Written exercise: Reproduce the lines below exactly, from the one containing "Convert this chart to Apache ECharts code." through the one containing "const machinery = [3.55, 5.5, 5.45, 5.3];", both included. Leave out any pictures.

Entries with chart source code
··········
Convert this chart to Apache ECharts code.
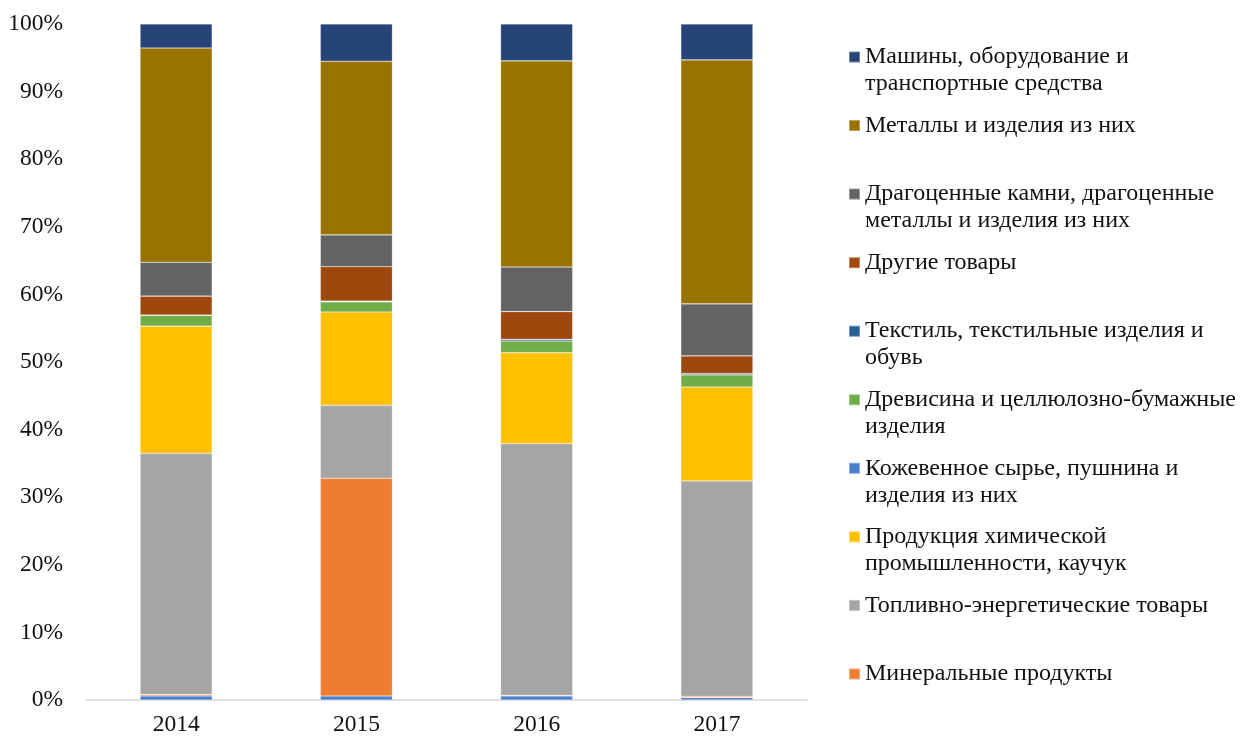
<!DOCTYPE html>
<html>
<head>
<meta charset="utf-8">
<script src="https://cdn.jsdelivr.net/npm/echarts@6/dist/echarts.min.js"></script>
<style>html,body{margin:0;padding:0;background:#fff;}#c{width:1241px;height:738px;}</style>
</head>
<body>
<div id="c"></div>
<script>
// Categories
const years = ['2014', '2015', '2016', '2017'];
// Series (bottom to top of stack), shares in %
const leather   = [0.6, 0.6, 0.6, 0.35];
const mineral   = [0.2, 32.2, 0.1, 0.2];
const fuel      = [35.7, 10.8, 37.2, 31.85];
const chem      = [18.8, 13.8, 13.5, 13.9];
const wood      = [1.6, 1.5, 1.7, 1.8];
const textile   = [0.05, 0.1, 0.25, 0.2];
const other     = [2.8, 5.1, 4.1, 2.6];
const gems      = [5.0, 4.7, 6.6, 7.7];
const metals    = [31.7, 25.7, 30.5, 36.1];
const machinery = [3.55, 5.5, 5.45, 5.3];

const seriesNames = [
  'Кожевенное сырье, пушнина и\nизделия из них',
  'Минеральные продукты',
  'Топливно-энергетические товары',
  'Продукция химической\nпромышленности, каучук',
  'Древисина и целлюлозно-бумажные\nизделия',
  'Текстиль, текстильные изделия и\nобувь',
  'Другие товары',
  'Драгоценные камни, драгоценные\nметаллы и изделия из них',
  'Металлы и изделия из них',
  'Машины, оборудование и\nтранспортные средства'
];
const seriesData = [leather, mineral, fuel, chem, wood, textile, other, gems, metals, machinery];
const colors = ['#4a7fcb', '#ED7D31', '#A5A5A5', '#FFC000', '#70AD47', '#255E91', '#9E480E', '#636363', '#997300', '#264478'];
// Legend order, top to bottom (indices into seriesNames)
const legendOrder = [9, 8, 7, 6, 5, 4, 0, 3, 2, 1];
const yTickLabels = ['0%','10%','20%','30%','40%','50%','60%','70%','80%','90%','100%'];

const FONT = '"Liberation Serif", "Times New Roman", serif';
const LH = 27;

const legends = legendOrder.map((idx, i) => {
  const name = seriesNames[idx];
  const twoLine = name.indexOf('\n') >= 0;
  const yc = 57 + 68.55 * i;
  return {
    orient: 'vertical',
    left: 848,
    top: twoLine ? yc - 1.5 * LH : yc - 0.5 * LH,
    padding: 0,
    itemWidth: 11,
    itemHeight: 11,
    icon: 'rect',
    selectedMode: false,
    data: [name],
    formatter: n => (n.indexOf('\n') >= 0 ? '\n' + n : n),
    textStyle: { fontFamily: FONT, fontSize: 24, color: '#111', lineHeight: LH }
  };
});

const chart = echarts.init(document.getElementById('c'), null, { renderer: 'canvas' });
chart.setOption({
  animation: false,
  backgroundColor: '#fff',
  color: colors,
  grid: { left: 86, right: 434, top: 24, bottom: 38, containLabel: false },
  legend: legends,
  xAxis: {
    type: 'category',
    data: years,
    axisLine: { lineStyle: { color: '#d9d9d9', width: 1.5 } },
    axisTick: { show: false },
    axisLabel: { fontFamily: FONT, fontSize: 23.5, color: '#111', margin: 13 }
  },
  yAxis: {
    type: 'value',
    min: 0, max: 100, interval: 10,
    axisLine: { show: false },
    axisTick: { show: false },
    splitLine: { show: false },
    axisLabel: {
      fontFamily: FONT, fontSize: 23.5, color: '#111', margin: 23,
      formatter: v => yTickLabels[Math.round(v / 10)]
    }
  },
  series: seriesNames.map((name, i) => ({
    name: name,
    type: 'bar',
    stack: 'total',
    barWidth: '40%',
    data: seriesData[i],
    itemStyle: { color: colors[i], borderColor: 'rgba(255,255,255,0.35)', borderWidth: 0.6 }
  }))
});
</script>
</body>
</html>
··········
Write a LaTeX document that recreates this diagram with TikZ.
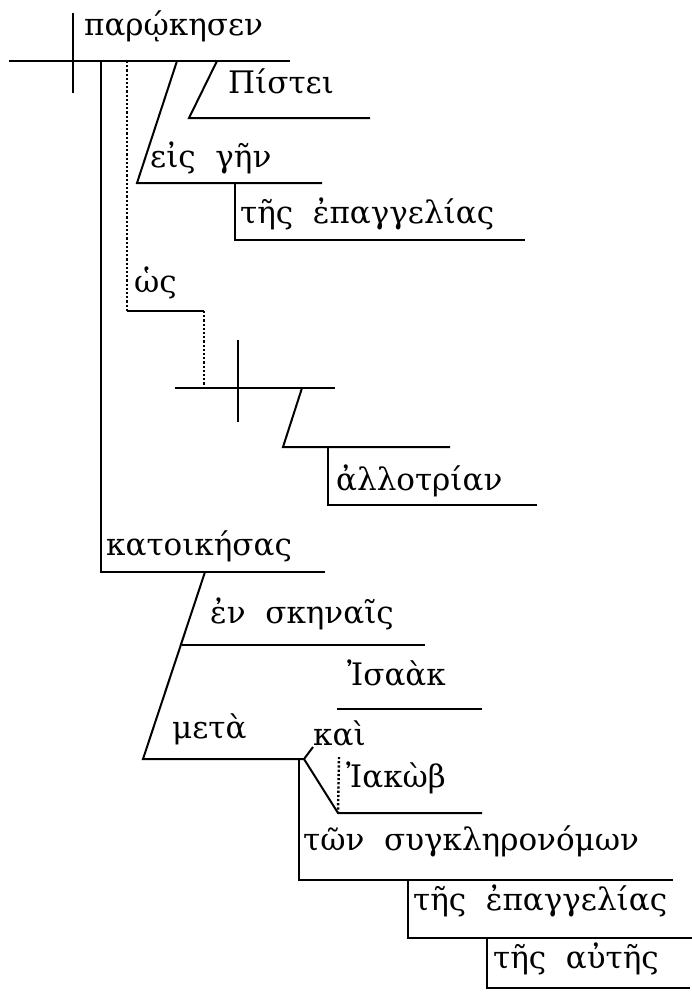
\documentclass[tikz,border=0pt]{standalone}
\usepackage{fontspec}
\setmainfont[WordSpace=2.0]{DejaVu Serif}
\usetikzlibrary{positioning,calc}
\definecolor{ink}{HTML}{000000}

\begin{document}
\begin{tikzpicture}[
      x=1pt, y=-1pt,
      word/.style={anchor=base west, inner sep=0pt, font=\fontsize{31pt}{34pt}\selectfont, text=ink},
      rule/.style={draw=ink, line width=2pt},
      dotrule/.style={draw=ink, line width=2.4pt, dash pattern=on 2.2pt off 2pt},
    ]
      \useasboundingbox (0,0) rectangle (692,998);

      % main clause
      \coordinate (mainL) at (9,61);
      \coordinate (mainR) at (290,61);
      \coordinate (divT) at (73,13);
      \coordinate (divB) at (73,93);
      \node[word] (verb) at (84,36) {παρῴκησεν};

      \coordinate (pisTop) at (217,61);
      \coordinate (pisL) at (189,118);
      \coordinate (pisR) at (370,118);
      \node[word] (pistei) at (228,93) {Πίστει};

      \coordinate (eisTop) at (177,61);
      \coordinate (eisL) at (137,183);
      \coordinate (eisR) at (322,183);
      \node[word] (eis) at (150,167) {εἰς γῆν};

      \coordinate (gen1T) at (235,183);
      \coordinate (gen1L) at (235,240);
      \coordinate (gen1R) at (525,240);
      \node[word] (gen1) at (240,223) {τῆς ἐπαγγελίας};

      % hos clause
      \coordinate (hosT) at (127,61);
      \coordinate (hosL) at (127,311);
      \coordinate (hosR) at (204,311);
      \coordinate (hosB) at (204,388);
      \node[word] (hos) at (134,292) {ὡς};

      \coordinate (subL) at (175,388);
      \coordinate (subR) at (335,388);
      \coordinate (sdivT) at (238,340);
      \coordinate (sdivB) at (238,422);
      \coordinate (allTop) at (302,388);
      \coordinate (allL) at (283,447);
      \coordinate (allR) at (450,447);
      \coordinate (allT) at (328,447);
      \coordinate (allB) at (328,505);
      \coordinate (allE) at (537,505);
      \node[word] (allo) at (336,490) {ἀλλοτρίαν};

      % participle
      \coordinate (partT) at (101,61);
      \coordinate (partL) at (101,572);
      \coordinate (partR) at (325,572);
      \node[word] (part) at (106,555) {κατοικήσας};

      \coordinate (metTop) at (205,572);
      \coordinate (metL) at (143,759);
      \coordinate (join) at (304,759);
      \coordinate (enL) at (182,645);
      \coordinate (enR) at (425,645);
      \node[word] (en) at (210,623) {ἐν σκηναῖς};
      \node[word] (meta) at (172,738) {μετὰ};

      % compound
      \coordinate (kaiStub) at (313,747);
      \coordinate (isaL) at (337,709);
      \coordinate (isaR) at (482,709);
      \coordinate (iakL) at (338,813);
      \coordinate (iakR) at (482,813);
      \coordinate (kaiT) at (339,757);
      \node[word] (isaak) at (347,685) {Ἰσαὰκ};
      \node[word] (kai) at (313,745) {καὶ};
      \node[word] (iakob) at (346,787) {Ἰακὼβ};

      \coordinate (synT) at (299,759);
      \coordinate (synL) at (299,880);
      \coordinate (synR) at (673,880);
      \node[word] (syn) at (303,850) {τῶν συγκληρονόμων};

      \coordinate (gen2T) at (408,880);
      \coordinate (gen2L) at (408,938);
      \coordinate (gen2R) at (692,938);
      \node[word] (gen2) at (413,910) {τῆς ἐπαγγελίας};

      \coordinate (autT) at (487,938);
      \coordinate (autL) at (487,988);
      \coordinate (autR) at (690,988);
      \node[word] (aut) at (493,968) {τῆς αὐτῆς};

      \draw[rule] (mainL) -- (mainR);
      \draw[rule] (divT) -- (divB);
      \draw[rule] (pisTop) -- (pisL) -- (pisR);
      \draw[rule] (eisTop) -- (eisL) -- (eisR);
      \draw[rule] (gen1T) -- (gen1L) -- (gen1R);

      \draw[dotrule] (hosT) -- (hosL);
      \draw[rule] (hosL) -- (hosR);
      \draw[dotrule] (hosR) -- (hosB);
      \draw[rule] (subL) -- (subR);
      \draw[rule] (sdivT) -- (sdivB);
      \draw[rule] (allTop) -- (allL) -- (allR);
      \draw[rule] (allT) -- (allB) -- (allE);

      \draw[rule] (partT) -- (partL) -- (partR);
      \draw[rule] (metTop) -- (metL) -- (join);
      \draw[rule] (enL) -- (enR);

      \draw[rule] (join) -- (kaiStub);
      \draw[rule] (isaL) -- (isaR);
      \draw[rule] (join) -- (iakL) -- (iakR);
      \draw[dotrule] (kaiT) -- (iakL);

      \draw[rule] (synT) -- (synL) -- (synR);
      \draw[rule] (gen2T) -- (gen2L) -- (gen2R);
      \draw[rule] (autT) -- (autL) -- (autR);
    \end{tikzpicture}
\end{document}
··········
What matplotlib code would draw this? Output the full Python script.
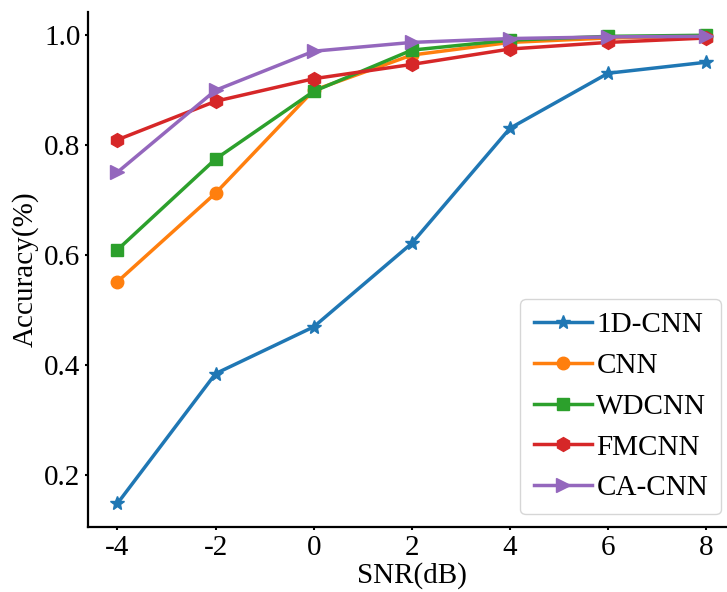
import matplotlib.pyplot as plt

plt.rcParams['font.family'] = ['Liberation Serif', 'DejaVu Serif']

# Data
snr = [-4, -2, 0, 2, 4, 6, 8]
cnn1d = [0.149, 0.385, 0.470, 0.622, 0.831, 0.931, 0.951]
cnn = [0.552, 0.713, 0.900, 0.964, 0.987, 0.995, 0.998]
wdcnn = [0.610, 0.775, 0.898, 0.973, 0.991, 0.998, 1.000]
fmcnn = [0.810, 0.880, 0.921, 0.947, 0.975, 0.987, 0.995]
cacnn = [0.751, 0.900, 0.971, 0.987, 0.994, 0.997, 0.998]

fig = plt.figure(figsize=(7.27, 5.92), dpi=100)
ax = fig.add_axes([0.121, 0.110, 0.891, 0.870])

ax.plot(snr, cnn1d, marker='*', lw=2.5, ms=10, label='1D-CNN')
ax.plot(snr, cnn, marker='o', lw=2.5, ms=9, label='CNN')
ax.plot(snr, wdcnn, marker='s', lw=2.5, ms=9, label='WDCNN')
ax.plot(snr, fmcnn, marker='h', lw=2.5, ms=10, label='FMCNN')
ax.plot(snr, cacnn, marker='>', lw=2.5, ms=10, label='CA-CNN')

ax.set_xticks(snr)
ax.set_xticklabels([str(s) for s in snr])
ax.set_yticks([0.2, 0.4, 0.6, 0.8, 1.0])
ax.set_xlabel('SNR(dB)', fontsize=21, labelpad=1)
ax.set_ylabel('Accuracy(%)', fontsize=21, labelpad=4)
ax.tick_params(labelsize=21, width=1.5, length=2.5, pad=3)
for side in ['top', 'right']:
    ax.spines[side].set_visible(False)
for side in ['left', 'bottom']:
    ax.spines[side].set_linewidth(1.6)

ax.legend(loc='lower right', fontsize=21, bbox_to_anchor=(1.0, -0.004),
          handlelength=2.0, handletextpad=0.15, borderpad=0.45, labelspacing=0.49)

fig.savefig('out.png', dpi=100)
··········
Full response:
Convert this chart to Apache ECharts code.
<!DOCTYPE html>
<html>
<head>
<meta charset="utf-8">
<script src="https://cdn.jsdelivr.net/npm/echarts@6/dist/echarts.min.js"></script>
<style>html,body{margin:0;padding:0;background:#fff;}#c{width:1241px;height:738px;}</style>
</head>
<body>
<div id="c"></div>
<script>
// Categories
const years = ['2014', '2015', '2016', '2017'];
// Series (bottom to top of stack), shares in %
const leather   = [0.6, 0.6, 0.6, 0.35];
const mineral   = [0.2, 32.2, 0.1, 0.2];
const fuel      = [35.7, 10.8, 37.2, 31.85];
const chem      = [18.8, 13.8, 13.5, 13.9];
const wood      = [1.6, 1.5, 1.7, 1.8];
const textile   = [0.05, 0.1, 0.25, 0.2];
const other     = [2.8, 5.1, 4.1, 2.6];
const gems      = [5.0, 4.7, 6.6, 7.7];
const metals    = [31.7, 25.7, 30.5, 36.1];
const machinery = [3.55, 5.5, 5.45, 5.3];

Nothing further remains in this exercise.